Cabría esperar que algunos individuos rechazaran la tarjeta o no la emplearan. Consideremos este comportamiento como una estimación de lo que podríamos denominar “honestidad absoluta”. Supongamos que alcanzara a un 10% de los participantes en el experimento.
Otros individuos agotarían el límite máximo de crédito disponible. Considerémoslo como una estimación de lo que podríamos denominar “deshonestidad absoluta”. Digamos que este comportamiento caracterizara a otro 10% de los participantes.
El resto de los individuos emplearían una cantidad de crédito variable pero inferior al máximo establecido. Esta autocontención se explicaría bien por escrúpulos de carácter ético, bien por el temor a alguna reconvención social (desprestigio, deterioro de la posición social, …) o sanciones legales (multas, penas, ...).
A continuación imaginemos que modificáramos las condiciones del experimento: indicaríamos que la probabilidad de que Hacienda descubriera la operación y la calificara de fraudulenta es del 90% y que en experimentos anteriores el promedio de los participantes solo usó un 25% del crédito disponible.
Resulta fácil anticipar algunos de los resultados de tal experimento. En el segundo escenario la incidencia del comportamiento absolutamente honesto sería mayor, la incidencia del absolutamente deshonesto menor y la cantidad promedio dispuesta menguaría.
En este experimento la probabilidad de detección del fraude actuaría como un indicador de la eficacia percibida de la Administración Tributaria. Por su parte, el promedio de crédito dispuesto por participantes en experimentos anteriores representaría una aproximación a lo que se asume como una conducta ¨normal¨ en ese contexto social, proporcionando una estimación del rigor de los estándares éticos.
Así pues, este experimento imaginario ilustra cómo el funcionamiento de una economía/sociedad depende de sus instituciones (reglas y organizaciones que las administran) y de su cultura ética. En sociedades con instituciones eficaces y con una sólida cultura ética la frecuencia de los comportamientos deshonestos es menor, así como su magnitud. Como consecuencia, los incentivos económicos orientan adecuadamente la decisiones de los agentes, armonizando los intereses individuales y salvaguardando el bienestar social. En ausencia de instituciones efectivas y de ética social, la deshonestidad genera ganancias para algunos individuos en perjuicio del conjunto de la sociedad.

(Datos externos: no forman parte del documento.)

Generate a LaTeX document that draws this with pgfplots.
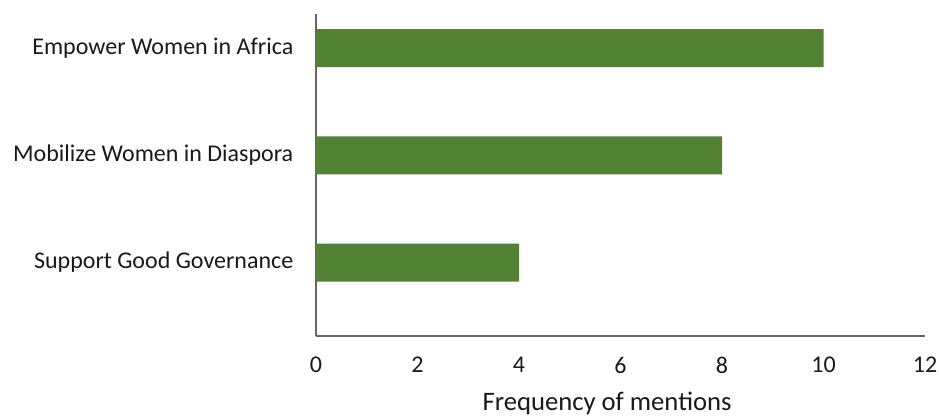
\documentclass[border=0pt]{standalone}
\usepackage{pgfplots}
\pgfplotsset{compat=1.18}
\usepackage{fontspec}
\setmainfont{Carlito}
\definecolor{bargreen}{HTML}{548235}
\begin{document}
\begin{tikzpicture}
\path[use as bounding box] (0pt,0pt) rectangle (704.25pt,-312pt);
\begin{axis}[
  at={(237pt,-252pt)}, anchor=south west,
  scale only axis,
  width=456.75pt, height=241.5pt,
  xmin=0, xmax=12,
  ymin=-0.685, ymax=2.317,
  xtick={0,2,4,6,8,10,12},
  ytick={0,1,2},
  yticklabels={Support Good Governance, Mobilize Women in Diaspora, Empower Women in Africa},
  axis x line*=bottom,
  axis y line*=left,
  axis line style={draw=black!60, line width=0.8pt},
  x axis line style={-},
  y axis line style={-},
  major tick length=0pt,
  tick label style={font=\fontsize{18}{20}\selectfont, text=black!90},
  xticklabel style={anchor=center, yshift=-21.75pt},
  yticklabel style={xshift=-13.5pt},
  /pgf/number format/assume math mode=true,
  xlabel={Frequency of mentions},
  xlabel style={font=\fontsize{20}{22}\selectfont, text=black!90, at={(axis description cs:0.478,0)}, anchor=center, yshift=-50.5pt},
  clip=false,
]
\addplot[xbar, bar width=28.5pt, fill=bargreen, draw=none] coordinates {(4,0) (8,1) (10,2)};
\end{axis}
\end{tikzpicture}
\end{document}
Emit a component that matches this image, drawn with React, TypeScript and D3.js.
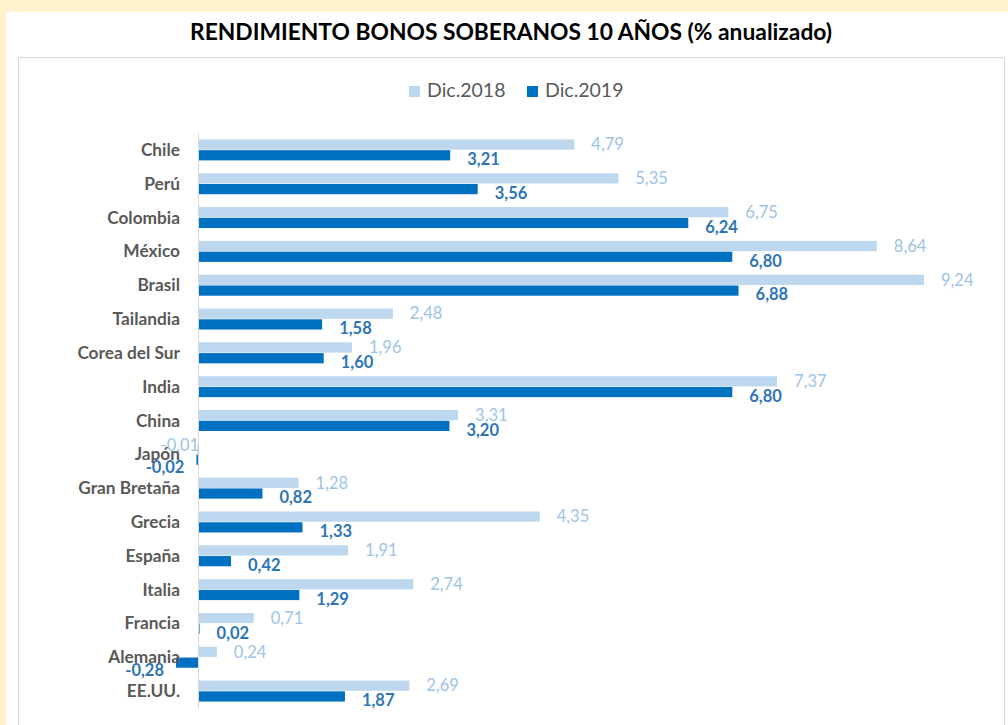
import React from "react";
import * as d3 from "d3";

const categories = ["Chile","Perú","Colombia","México","Brasil","Tailandia","Corea del Sur","India","China","Japón","Gran Bretaña","Grecia","España","Italia","Francia","Alemania","EE.UU."];
const dic2018 = [4.79,5.35,6.75,8.64,9.24,2.48,1.96,7.37,3.31,-0.01,1.28,4.35,1.91,2.74,0.71,0.24,2.69];
const dic2019 = [3.21,3.56,6.24,6.80,6.88,1.58,1.60,6.80,3.20,-0.02,0.82,1.33,0.42,1.29,0.02,-0.28,1.87];
const seriesNames = ["Dic.2018","Dic.2019"];
const colors = ["#BDD7EE","#0070C0"];
const labelColors = ["#9DC3E6","#2E75B6"];

const W = 1008, H = 725;
const FONT = "Lato, 'Open Sans', sans-serif";

export default function App() {
  const x = d3.scaleLinear().domain([0, 9.24]).range([198, 924]);
  const y = d3.scaleBand<string>().domain(categories).range([133, 708]).paddingInner(0.38).paddingOuter(0.19);
  const ys = d3.scaleBand<number>().domain([0, 1]).range([0, y.bandwidth()]).paddingInner(0.05);
  const fmt = (v: number) => v.toFixed(2).replace(".", ",");
  const series = [dic2018, dic2019];

  return (
    <svg width={W} height={H} style={{ position: "absolute", left: 0, top: 0, fontFamily: FONT }}>
      <rect x={0} y={0} width={W} height={H} fill="#FFF2CC" />
      <rect x={6} y={12} width={W - 6} height={H - 12} fill="#FFFFFF" />
      <rect x={18.5} y={57.5} width={986} height={H} fill="#FFFFFF" stroke="#D9D9D9" strokeWidth={1} />
      <text x={511} y={40} textAnchor="middle" fontSize={22.8} fontWeight="bold" fill="#000000">RENDIMIENTO BONOS SOBERANOS 10 AÑOS (% anualizado)</text>
      {/* legend */}
      <rect x={409} y={86} width={11} height={11} fill={colors[0]} />
      <text x={427} y={97} fontSize={19.5} fill="#595959">{seriesNames[0]}</text>
      <rect x={527} y={86} width={11} height={11} fill={colors[1]} />
      <text x={545} y={97} fontSize={19.5} fill="#595959">{seriesNames[1]}</text>
      {/* bars */}
      {categories.map((c, i) => (
        <g key={c}>
          {series.map((s, k) => {
            const v = s[i];
            const y0 = (y(c) as number) + (ys(k) as number);
            const bx = Math.min(x(0), x(v));
            const bw = Math.max(Math.abs(x(v) - x(0)), 1);
            const off = k === 1 ? (v < 0 ? 8 : 4) : (v < 0 ? -4 : 0);
            const cy = y0 + ys.bandwidth() / 2 + off;
            const lx = v >= 0 ? x(v) + 17 : x(v) + (k === 0 ? 2 : -12);
            return (
              <g key={k}>
                <rect x={bx} y={y0} width={bw} height={ys.bandwidth()} fill={colors[k]} />
                <text x={lx} y={cy} dy="0.35em" textAnchor={v >= 0 ? "start" : "end"} fontSize={16.5}
                  fontWeight={k === 1 ? "bold" : "normal"} fill={labelColors[k]}>{fmt(v)}</text>
              </g>
            );
          })}
          <text x={180} y={(y(c) as number) + y.bandwidth() / 2} dy="0.35em" textAnchor="end" fontSize={17.3} fontWeight="bold" fill="#595959">{c}</text>
        </g>
      ))}
      <line x1={198.5} x2={198.5} y1={133} y2={708} stroke="#D9D9D9" strokeWidth={1} />
    </svg>
  );
}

El marco institucional puede ayudar a contrarrestar las tentaciones fraudulentas de los ciudadanos. Instituciones bien diseñadas y eficaces tienen el efecto benéfico de mejorar a las personas, protegiendo a los ciudadanos frente a la amenaza de su propia deshonestidad y la de los otros. Las instituciones mal diseñadas o ineficaces pueden, por el contrario, llegar a ser instrumentalizadas por los deshonestos para alcanzar sus propios objetivos.
Igualmente, una cultura ética bien asentada en la sociedad representa un activo económico de valor incalculable. La ética social genera un ahorro de recursos, limitando los costes asociados a la deshonestidad. Por el contrario, en sociedades donde se asiste a un deterioro generalizado de los estándares éticos, se puede llegar a pervertir la escala de valores de tal modo que los comportamientos absolutamente honestos sean percibidos como ridículos. Y como ya dijo Demócrito hace más de dos mil años: “Todo está perdido cuando los malos sirven de ejemplo y los buenos de mofa”.